Ingenuity encountered an "in-flight anomaly" that caused it to fly erratically during its sixth trip on Mars. Although the helicopter landed safely, the incident provided an unanticipated stress test for the system.
On May 22, the sixth test of Ingenuity was supposed to push the helicopter to its limits. Still, mission planners got a lot more than they expected. Ingenuity was supposed to climb 33 feet (10 meters) and then fly for 492 feet (150 meters) southwest. It made two more excursions, one for approximately 50 feet (15 meters) and one for 164 feet (50 meters), before landing at a specific area.
The test flight started out smoothly, but things started to get a little wacky at the end of Ingenuity's first stretch. Håvard Grip, the Ingenuity Mars Helicopter's chief pilot, said the spacecraft became jittery, altering its velocity and "tilting back and forth in an oscillating pattern." Throughout the flight, this strange behavior persisted.
Grip said "onboard sensors indicated the rotorcraft encountered roll and pitch excursions of more than 20 degrees, large control inputs, and spikes in power consumption" before landing.

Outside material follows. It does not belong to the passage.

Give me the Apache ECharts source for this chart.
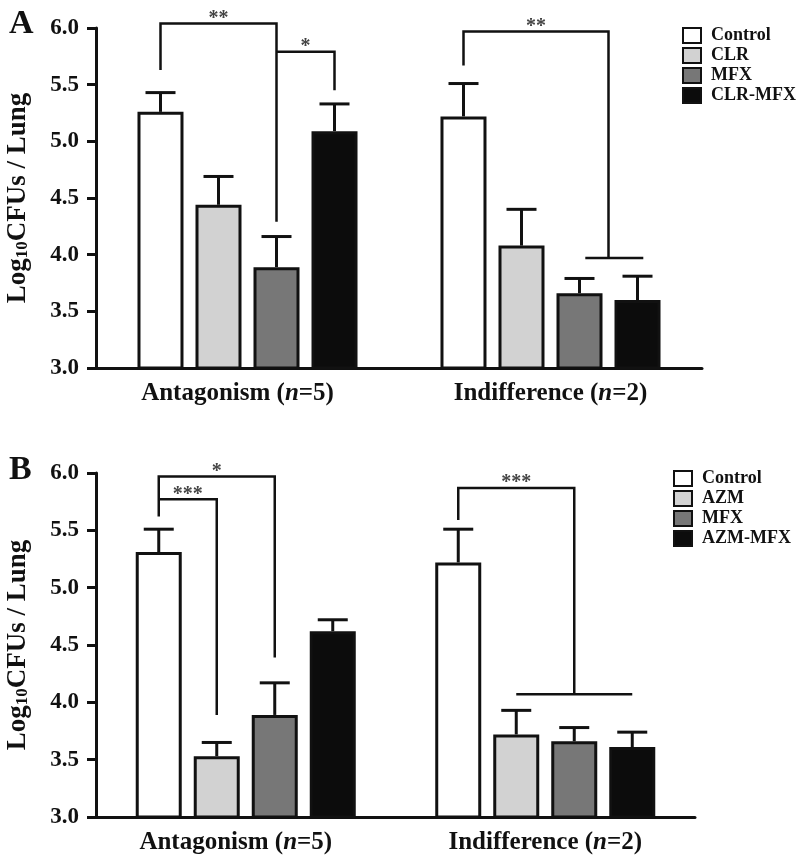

To comprehend what went wrong during this flight, experts must evaluate how this self-driving car manages to maintain things in order. The Independent said Ingenuity uses an onboard inertial measuring unit (IMU) to track its location, speed, and orientation during flight. An onboard control system, in turn, reacts to these measurements, which are mere approximations.
Indeed, the IMU would be insufficient for the task independently, as errors would accumulate over time. The helicopter employs its onboard navigation camera to support this system, which takes 30 photos of the Martian surface while in flight and sends them to the navigation system right away.
An in-flight anomaly threw this delicate balance off at the 54-second mark of Ingenuity's sixth trip. Slash Gear said a single lost frame disrupted the constant flow of camera data. The said glitch caused all subsequent navigation images to be transmitted with an incorrect timestamp. As a result, the navigation algorithm was working with erroneous data about when the photos were collected.
Working with corrupted data forced Ingenuity into a state where it had to make constant adjustments, resulting in the back-and-forth motions. Despite this, Ingenuity could continue its flight and arrive within a few feet of its intended landing spot.
"NASA developed Ingenuity to tolerate severe faults, including timing faults, without becoming unstable," wrote Grip. This "built-in margin was not fully utilized in Ingenuity's prior flights because the vehicle's performance was consistent with our expectations," but it "came to the rescue" during the sixth trip. Grip further claimed that the helicopter "muscled through the crisis" by responding to the increased demands of the crazy flight with its rotor system, actuators, and power system.